Вокруг происходили события, не поддающиеся моему пониманию. Не уходящие из моей головы слова героя романа Николая Островского «Как закалялась сталь» Павки Корчагина: «Жизнь надо прожить так, чтобы не было мучительно больно за бесцельно прожитые годы», — думалось, универсальные, сказанные на все времена, сейчас должны были потерять смысл. В сознание моего поколения врывались понятия новых хозяев жизни. Становилось модным походить на персонажей картины Юрия Кары «Воры в законе», снятой по мотивам произведений Фазиля Искандера, примерами для подражания стали герои Марио Пьюзо из саги «Крестный отец», Серджио Леоне из киноленты «Однажды в Америке», фильмов Брайана де Пальмы «Лицо со шрамом» или «Путь Карлито», Мартина Скорцезе «Славные парни»... Эти настойчиво распространяемые, заменившие книги гангстерские киноуроки появлялись фактически одновременно с тем, как пришло знание о святителе Тихоне, патриархе Московском, о священномучениках Владимире Богоявленском, митрополите Киевском и Галицком, Вениамине Казанском, митрополите Петроградском, о преподобномученицах великой княгине Елизавете Федоровне, инокине Варваре Яковлевой... Это была брань видимая и невидимая, словно стали явью все пророчества и предсказания.
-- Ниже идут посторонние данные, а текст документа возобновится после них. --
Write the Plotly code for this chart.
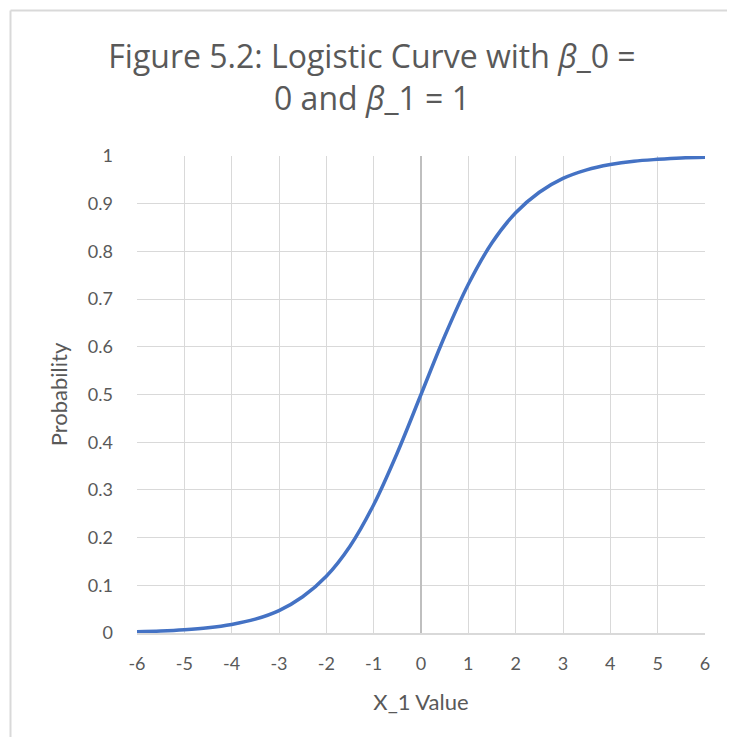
import plotly.graph_objects as go

# values
x_values = [-6, -5.5, -5, -4.5, -4, -3.5, -3, -2.5, -2, -1.5, -1, -0.5,
            0, 0.5, 1, 1.5, 2, 2.5, 3, 3.5, 4, 4.5, 5, 5.5, 6]
probability = [0.0025, 0.004, 0.0067, 0.011, 0.018, 0.029, 0.047, 0.076, 0.119, 0.182, 0.269, 0.378,
               0.5, 0.622, 0.731, 0.818, 0.881, 0.924, 0.953, 0.971, 0.982, 0.989, 0.993, 0.996, 0.9975]

x_ticks = list(range(-6, 7))
x_labels = ['-6', '-5', '-4', '-3', '-2', '-1', '0', '1', '2', '3', '4', '5', '6']
y_ticks = [0, 0.1, 0.2, 0.3, 0.4, 0.5, 0.6, 0.7, 0.8, 0.9, 1]
y_labels = ['0', '0.1', '0.2', '0.3', '0.4', '0.5', '0.6', '0.7', '0.8', '0.9', '1']

# page body adds an 8px margin, so the figure is a bit smaller than the window
W, H = 719, 729
L, R, T, B = 129, 22, 148, 104

fig = go.Figure()
fig.add_trace(go.Scatter(x=x_values, y=probability, mode='lines',
                         line=dict(color='#4472C4', width=3.5, shape='spline'),
                         showlegend=False))

font = 'Lato, Carlito, Calibri, sans-serif'
grey = '#595959'

fig.update_layout(
    width=W, height=H,
    margin=dict(l=L, r=R, t=T, b=B, autoexpand=False),
    paper_bgcolor='white', plot_bgcolor='white',
    font=dict(family=font, color=grey, size=18),
    title=dict(text='Figure 5.2: Logistic Curve with <i>β</i>_0 =<br>0 and <i>β</i>_1 = 1',
               x=364 / W, xanchor='center', y=1 - 60 / H, yanchor='top',
               font=dict(size=32, color=grey, family='Open Sans, sans-serif')),
    xaxis=dict(range=[-6, 6], tickvals=x_ticks, ticktext=x_labels, showgrid=True,
               gridcolor='#D9D9D9', gridwidth=1,
               zeroline=True, zerolinecolor='#BFBFBF', zerolinewidth=1.5,
               showline=True, linecolor='#D9D9D9', linewidth=1.5,
               ticks='', ticklabelstandoff=14, tickfont=dict(size=18, color=grey),
               title=dict(text='X_1 Value', font=dict(size=22, color=grey), standoff=21)),
    yaxis=dict(range=[0, 1], tickvals=y_ticks, ticktext=y_labels, showgrid=True,
               gridcolor='#D9D9D9', gridwidth=1, zeroline=False, showline=False,
               ticks='', ticklabelstandoff=23, tickfont=dict(size=18, color=grey),
               title=dict(text='Probability', font=dict(size=22, color=grey), standoff=14)),
)

# chart-area border (light grey, as in the source image)
pw, ph = W - L - R, H - T - B
bx = (2.5 - L) / pw
by = (H - B - 2.5) / ph
fig.add_shape(type='line', xref='paper', yref='paper', x0=bx, x1=bx, y0=-1, y1=by,
              line=dict(color='#D9D9D9', width=2))
fig.add_shape(type='line', xref='paper', yref='paper', x0=bx, x1=2, y0=by, y1=by,
              line=dict(color='#D9D9D9', width=2))

fig.write_html('out.html')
Позже, через несколько месяцев, я встретил Кулему на новенькой черной «девятке», с толстой золотой цепью на шее, и сомнения закрались в мое сердце. Я все думал: «Как же так? Я с утра до вечера пашу, а он спит, жрет, пьет — и на “девятке”». Злился сам на себя, а потом меня это чувство отпускало... Через два года Кулема, разодетый в черные одежды от Джанни Версаче, ездил на БМВ, потом был первый его срок, второй, третий, и я больше никогда не видел его.
Прошли годы. В пятницу вечером я зашел в пивную недалеко от дома, через несколько минут в ней появились младший брат Кулемы, мой тезка, а с ним Губа и Мешок. Они были одноклассниками.
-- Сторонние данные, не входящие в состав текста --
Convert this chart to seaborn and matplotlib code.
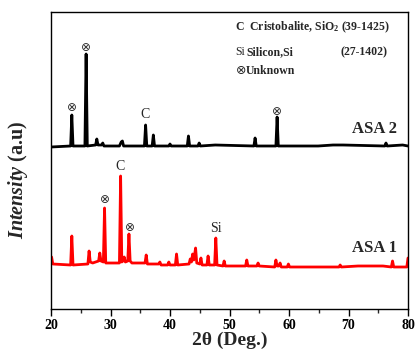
import matplotlib
matplotlib.use("Agg")
import matplotlib.pyplot as plt
import seaborn as sns
import pandas as pd

# ASA 2 (black) pattern vertices: 2theta, intensity (a.u., arbitrary offset scale)
asa2_x = [20.0, 23.3, 23.5, 23.7, 25.7, 25.9, 26.1, 27.5, 27.7, 27.9, 28.5, 28.7, 28.9,
          29.5, 31.5, 31.8, 32.0, 32.2, 35.7, 35.9, 36.1, 37.0, 37.2, 37.4, 39.8, 40.0,
          40.2, 42.9, 43.1, 43.3, 44.7, 44.9, 45.1, 47.6, 54.1, 54.3, 54.5, 57.8, 58.0,
          58.2, 64.9, 67.4, 69.1, 76.1, 76.3, 76.5, 79.1, 80.0]
asa2_y = [162, 163, 194, 163, 163, 255, 163, 164, 170, 164, 164, 166, 163,
          163, 163, 167, 168, 163, 163, 184, 163, 163, 174, 163, 163, 165,
          163, 163, 173, 163, 163, 166, 163, 164, 163, 171, 163, 163, 192,
          163, 163, 164, 164, 163, 166, 163, 164, 163]

# ASA 1 (red) pattern vertices
asa1_x = [20.0, 20.1, 20.3, 23.3, 23.5, 23.7, 26.2, 26.4, 26.6, 27.0, 28.0, 28.2, 28.4,
          28.8, 29.0, 29.2, 31.5, 31.7, 31.9, 32.1, 32.3, 32.5, 32.9, 33.1, 33.3, 33.6,
          35.8, 36.0, 36.2, 38.1, 38.3, 38.5, 39.6, 39.8, 40.0, 40.9, 41.1, 41.3, 43.2,
          43.4, 43.6, 43.8, 44.0, 44.3, 44.5, 45.0, 45.2, 45.4, 46.2, 46.4, 46.6, 47.5,
          47.7, 47.9, 48.9, 49.1, 49.3, 52.7, 52.9, 53.1, 54.6, 54.8, 55.0, 57.6, 57.8,
          58.0, 58.3, 58.5, 58.7, 59.7, 59.9, 60.1, 68.4, 68.6, 68.8, 71.6, 74.1, 75.8,
          77.2, 77.4, 77.6, 79.8, 80.0]
asa1_y = [49, 52, 45, 44, 73, 44, 45, 58, 47, 46, 48, 56, 48,
          47, 101, 46, 46, 133, 47, 48, 52, 47, 48, 75, 48, 46,
          46, 54, 45, 45, 47, 44, 44, 47, 44, 44, 55, 44, 45,
          50, 47, 55, 49, 61, 46, 45, 51, 44, 44, 53, 44, 44,
          71, 44, 43, 48, 43, 43, 49, 43, 43, 46, 43, 42, 49,
          43, 43, 46, 42, 42, 45, 42, 42, 44, 42, 43, 43, 43,
          42, 48, 42, 42, 51]

series_names = ["ASA 2", "ASA 1"]
series_colors = ["#000000", "#ff0000"]

# peak annotations: (symbol, 2theta, y)
asa2_marks = [("⊗", 23.5, 201), ("⊗", 25.9, 261), ("C", 35.8, 194), ("⊗", 58.0, 197)]
asa1_marks = [("⊗", 29.0, 109), ("C", 31.6, 142), ("⊗", 33.3, 81), ("Si", 47.7, 80)]

x_ticks = [20, 30, 40, 50, 60, 70, 80]

sns.set_style("white")
plt.rcParams["font.family"] = ["Liberation Serif", "DejaVu Sans"]
plt.rcParams["mathtext.fontset"] = "custom"
plt.rcParams["mathtext.rm"] = "Liberation Serif:bold"
plt.rcParams["mathtext.it"] = "Liberation Serif:italic:bold"
plt.rcParams["mathtext.bf"] = "Liberation Serif:bold"

df = pd.concat([
    pd.DataFrame({"theta": asa2_x, "I": asa2_y, "s": series_names[0]}),
    pd.DataFrame({"theta": asa1_x, "I": asa1_y, "s": series_names[1]}),
])

fig = plt.figure(figsize=(4.16, 3.54), dpi=100)
ax = fig.add_axes([51 / 416, 1 - 309 / 354, (408 - 51) / 416, (309 - 12) / 354])
sns.lineplot(data=df, x="theta", y="I", hue="s", palette=series_colors,
             hue_order=series_names, sort=False, estimator=None, lw=2.0,
             legend=False, ax=ax)

ax.set_xlim(20, 80)
ax.set_ylim(0, 297)
ax.set_xticks(x_ticks)
ax.set_xticks(range(25, 80, 10), minor=True)
ax.set_yticks([])
ax.tick_params(axis="x", which="major", direction="out", length=5, width=1,
               bottom=True, labelsize=10, pad=2, colors="black")
ax.tick_params(axis="x", which="minor", direction="out", length=3, width=1, bottom=True)
for lab in ax.get_xticklabels():
    lab.set_fontweight("bold")
for sp in ax.spines.values():
    sp.set_color("black")
    sp.set_linewidth(1.0)

ax.set_xlabel("2θ (Deg.)", fontsize=14, fontweight="bold", labelpad=0)
ax.set_ylabel(r"$\mathit{Intensity}$ (a.u)", fontsize=14.5, fontweight="bold")
ax.yaxis.set_label_coords(-0.06, 0.434)

for sym, xx, yy in asa2_marks + asa1_marks:
    fs = 8.5 if sym == "⊗" else 10
    ax.text(xx, yy, sym, ha="center", va="center", fontsize=fs,
            family=["Liberation Serif", "DejaVu Sans"])

ax.text(78.2, 180, "ASA 2", ha="right", va="center", fontsize=12, fontweight="bold")
ax.text(78.2, 61, "ASA 1", ha="right", va="center", fontsize=12, fontweight="bold")

ax.text(51.0, 282, r"C  Cristobalite, SiO$_2$ (39-1425)", ha="left", va="center",
        fontsize=8.5, fontweight="bold")
ax.text(51.0, 257, "Si", ha="left", va="center", fontsize=8.5)
ax.text(52.8, 257, "Silicon,Si", ha="left", va="center", fontsize=8.5, fontweight="bold")
ax.text(76.6, 257, "(27-1402)", ha="right", va="center", fontsize=8.5, fontweight="bold")
ax.text(51.0, 238, "⊗", ha="left", va="center", fontsize=9,
        family=["Liberation Serif", "DejaVu Sans"])
ax.text(52.7, 238, "Unknown", ha="left", va="center", fontsize=8.5, fontweight="bold")

fig.savefig("out.png", dpi=100)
Мы поздоровались, завязалась беседа. Сашка, как и ранее, трудился, он не был похож на брата, работал, сколько его помню, стал отцом. Губа и Мешок, заметно погрузневшие, рассказали о второй войне в Чечне, в которой оба поучаствовали, о женах и детях, о своем духовнике в Донском монастыре, о частых походах к мощам святителя Тихона Московского. Потом я спросил:
— Как брат?
— Ты что, не знаешь? — удивился Кулемин-младший. — Он тебя постоянно вспоминал. Саш, после последней ходки он почти не ходил, все с палочкой и в перчатках, все тело покрыто псориазом, ты же знаешь, он у него с детства...
— И что?
— Он умер, — Сашка ответил, еле сдерживая слезы.
Мы вчетвером выпили молча. Без слов, поминаний. Просто выпили.
— От чего? — спросил я.
— У него были туберкулез и СПИД. Колоться он давно начал. И угорал долго, по чуть-чуть, пока в скелет не превратился. — Он замолчал.
— Сгнил, значит. Вышел в люди, весь вышел по чуть-чуть, — не сдержался я.